Growth Hormone/IGF-1 Signaling Pathway Transduction

Growth hormone (GH), which is also known as somatotropin, and insulin-like growth factor 1 (IGF-1 or IGF-I) exert a myriad of pleiotropic effects via a number of similar and distinct intracellular signalling pathways.

The powerful effect of reduced GH activity on lifespan extension in mice has generated the hypothesis that pharmaceutically inhibiting, rather than increasing, GH action might delay aging.

One of the main actions common to GH and IGF-1 is the promotion of growth. GH and IGF-1 act very differently on glucose and lipid metabolism; GH blocks insulin action, promotes lipolysis and impedes lipogenesis, whereas IGF-1 has opposing effects.

Growth hormone (GH) signals through the GH receptor-associated tyrosine kinase JAK2. Growth hormone binding to its membrane-bound receptor enhances binding of JAK2 to the GHR, activates JAK2, and stimulates tyrosyl phosphorylation of both JAK2 and GHR. The activated JAK2/GHR complex recruits a variety of signaling proteins, thereby initiating multiple signaling pathways and cellular responses.

These proteins and transduction pathways include:
1) Stat transcription factors implicated in the expression of multiple genes, including the gene encoding insulin-like growth factor 1;
2) Shc adapter proteins that lead to activation of the grb2-SOS-Ras-Raf-MEK-ERK1,2 pathway;
3) Insulin receptor substrate proteins implicated in the phosphatidylinositol-3-kinase and Akt pathway;
4) Signal regulatory protein α, a transmembrane scaffold protein that recruits proteins including the tyrosine phosphatase SHP2;
5) SH2B1, a scaffold protein that can activate JAK2 and enhance GH regulation of the actin cytoskeleton.

Growth hormone is used to promote growth of short-statured children, and it's also used in the USA for the treatment of adult GH deficiency and for human immunodeficiency virus-associated wasting. Potential future uses of GH include suppression of chronic hypercatabolism, acceleration of healing in pediatric burn patients and treatment of some forms of infertility.

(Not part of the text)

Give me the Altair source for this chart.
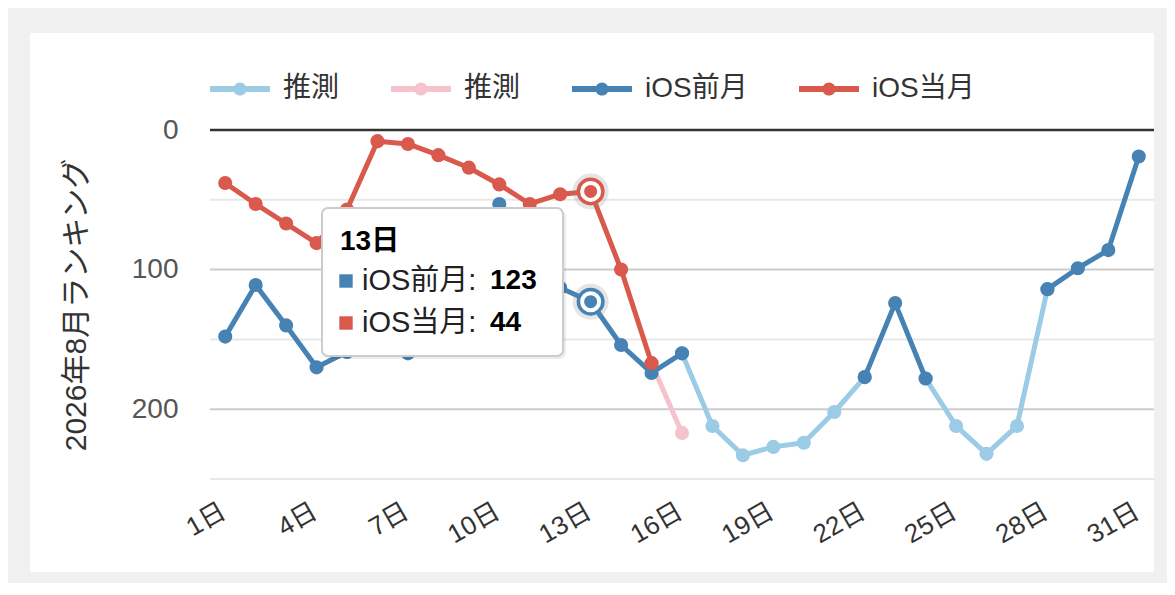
import altair as alt
import pandas as pd

# ---------------- data ----------------
days = list(range(1, 32))
tick_days = [1, 4, 7, 10, 13, 16, 19, 22, 25, 28, 31]

ios_prev = [148, 111, 140, 170, 159, 150, 160, 128, 92, 53, 88, 113, 123, 154, 174, 160,
            None, None, None, None, None, 177, 124, 178, None, None, None, 114, 99, 86, 19]
ios_cur = [38, 53, 67, 81, 57, 8, 10, 18, 27, 39, 53, 46, 44, 100, 167] + [None] * 16
pred_prev = [None] * 15 + [160, 212, 233, 227, 224, 202, 177, None, 178, 212, 232, 212, 114,
                           None, None, None]
pred_cur = [None] * 14 + [167, 217] + [None] * 15

series_names = ["推測A", "推測B", "iOS前月", "iOS当月"]
series_colors = ["#9ccbe6", "#f6c2cd", "#4682b4", "#d9594c"]
series_values = [pred_prev, pred_cur, ios_prev, ios_cur]

grid_values = [0, 50, 100, 150, 200, 250]
hl_day = 13

FONT = "Liberation Sans, Noto Sans CJK JP, sans-serif"

# long table with path segments (gaps break lines)
rows = []
seg = 0
for name, vals in zip(series_names, series_values):
    prev_ok = False
    for d, v in zip(days, vals):
        if v is None:
            prev_ok = False
            continue
        if not prev_ok:
            seg += 1
        rows.append({"day": d, "rank": v, "series": name, "seg": seg})
        prev_ok = True
df = pd.DataFrame(rows)

grid_df = pd.DataFrame({
    "rank": grid_values,
    "gc": ["#333333" if g == 0 else ("#cccccc" if g % 100 == 0 else "#e8e8e8") for g in grid_values],
    "gw": [2.5 if g == 0 else 2 for g in grid_values],
})

one = pd.DataFrame({"k": [0]})

# ---------------- encodings ----------------
color_scale = alt.Scale(domain=series_names, range=series_colors)

x_enc = alt.X(
    "day:Q",
    scale=alt.Scale(domain=[0.5, 31.5], nice=False, zero=False),
    axis=alt.Axis(values=tick_days, labelExpr="datum.value + '日'", grid=False, ticks=False,
                  domain=False, labelAngle=-30, labelAlign="right", labelBaseline="middle",
                  labelFontSize=26, labelColor="#333333", labelFont=FONT, labelPadding=30,
                  labelOffset=-2, zindex=1),
    title=None,
)
y_enc = alt.Y(
    "rank:Q",
    scale=alt.Scale(domain=[0, 250], reverse=True, nice=False, zero=False),
    axis=alt.Axis(values=[0, 100, 200], grid=False, ticks=False, domain=False,
                  labelFontSize=28, labelColor="#555555", labelFont=FONT, labelPadding=32,
                  titleFontSize=30, titleColor="#333333", titleFont=FONT,
                  titleFontWeight="normal", titlePadding=40, zindex=1),
    title="2026年8月ランキング",
)

SYMBOL = ("M-1,-0.1H1V0.1H-1Z "
          "M-0.22,0A0.22,0.22 0 1,1 0.22,0A0.22,0.22 0 1,1 -0.22,0Z")

legend = alt.Legend(
    title=None, orient="none", legendX=0, legendY=-71, direction="horizontal",
    symbolType=SYMBOL, symbolSize=3600, symbolStrokeWidth=0, symbolOpacity=1,
    labelFontSize=28, labelFont=FONT, labelColor="#333333", labelOffset=13,
    columnPadding=51, labelExpr="slice(datum.label, 0, 2) == '推測' ? '推測' : datum.label",
    zindex=1,
)

# ---------------- layers ----------------
card = alt.Chart(one).mark_rect(color="white").encode(
    x=alt.value(-180), x2=alt.value(944), y=alt.value(-97), y2=alt.value(442)
)

grid = alt.Chart(grid_df).mark_rule().encode(
    y=y_enc,
    color=alt.Color("gc:N", scale=None),
    strokeWidth=alt.StrokeWidth("gw:Q", scale=None),
)


def series_layers(names):
    sub = df[df["series"].isin(names)]
    line = alt.Chart(sub).mark_line(strokeWidth=5, strokeCap="round", strokeJoin="round").encode(
        x=x_enc, y=y_enc,
        color=alt.Color("series:N", scale=color_scale, legend=legend),
        detail="seg:N",
    )
    pts = alt.Chart(sub).mark_point(filled=True, size=200, opacity=1).encode(
        x=x_enc, y=y_enc,
        color=alt.Color("series:N", scale=color_scale, legend=legend),
    )
    return [line, pts]


layers = [card, grid]
layers += series_layers(["推測A", "推測B"])
layers += series_layers(["iOS前月"])
layers += series_layers(["iOS当月"])

# highlighted points for the hovered day
hl_vals = [ios_prev[hl_day - 1], ios_cur[hl_day - 1]]
hl_cols = [series_colors[2], series_colors[3]]
for v, col in zip(hl_vals, hl_cols):
    hdf = pd.DataFrame({"day": [hl_day], "rank": [v]})
    base = alt.Chart(hdf)
    layers.append(base.mark_point(filled=True, size=1300, color="#888888", opacity=0.22).encode(x=x_enc, y=y_enc))
    layers.append(base.mark_point(filled=True, size=600, fill="white", stroke=col, strokeWidth=3.5,
                                  opacity=1).encode(x=x_enc, y=y_enc))
    layers.append(base.mark_point(filled=True, size=170, color=col, opacity=1).encode(x=x_enc, y=y_enc))

# tooltip box
TX0, TX1, TY0, TY1 = 112, 353, 78, 226
tip = alt.Chart(one)
layers.append(tip.mark_rect(color="#000000", opacity=0.08, cornerRadius=7).encode(
    x=alt.value(TX0 + 1), x2=alt.value(TX1 + 3), y=alt.value(TY0 + 2), y2=alt.value(TY1 + 3)))
layers.append(tip.mark_rect(fill="white", stroke="#cccccc", strokeWidth=2, cornerRadius=6).encode(
    x=alt.value(TX0), x2=alt.value(TX1), y=alt.value(TY0), y2=alt.value(TY1)))
layers.append(tip.mark_text(align="left", baseline="middle", fontSize=28, fontWeight="bold",
                            font=FONT, color="#000000").encode(
    x=alt.value(130), y=alt.value(112), text=alt.value(f"{hl_day}日")))

row_y = [151, 193]
row_names = ["iOS前月", "iOS当月"]
for ry, nm, v, col in zip(row_y, row_names, hl_vals, hl_cols):
    layers.append(tip.mark_point(shape="square", filled=True, size=180, color=col, opacity=1).encode(
        x=alt.value(136), y=alt.value(ry)))
    layers.append(tip.mark_text(align="left", baseline="middle", fontSize=29, font=FONT,
                                color="#222222").encode(
        x=alt.value(152), y=alt.value(ry), text=alt.value(f"{nm}:")))
    layers.append(tip.mark_text(align="left", baseline="middle", fontSize=28, fontWeight="bold",
                                font=FONT, color="#000000").encode(
        x=alt.value(280), y=alt.value(ry), text=alt.value(str(v))))

chart = alt.layer(*layers).properties(
    width=944,
    height=349,
    padding={"left": 202, "top": 122, "right": 13, "bottom": 104},
    autosize=alt.AutoSizeParams(type="none"),
    background="#f0f0f0",
).configure_view(strokeWidth=0)

chart.save("out.html", embed_options={"renderer": "svg", "actions": False})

However, GH has also been linked to negative activities. In two large European studies, increased mortality was detected when critically ill patients with acute catabolism were placed on growth hormone therapy. In addition, growth hormone promotes insulin resistance and has been associated with retinal neovascularization and nephropathy, two debilitating complications of diabetes.

growth hormone/IGF-1 signaling transduction pathway

References

1. Carter-Su, C., Schwartz, J., & Argetsinger, L. S. (2016). Growth hormone signaling pathways. Growth Hormone & IGF Research, 28, 11-15.
2. Herrington, J., & Carter-Su, C. (2001). Signaling pathways activated by the growth hormone receptor. Trends in Endocrinology & Metabolism, 12(6), 252-257.
3. Junnila, R. K., List, E. O., Berryman, D. E., Murrey, J. W., & Kopchick, J. J. (2013). The GH/IGF-1 axis in ageing and longevity. Nature Reviews Endocrinology, 9(6), 366-376.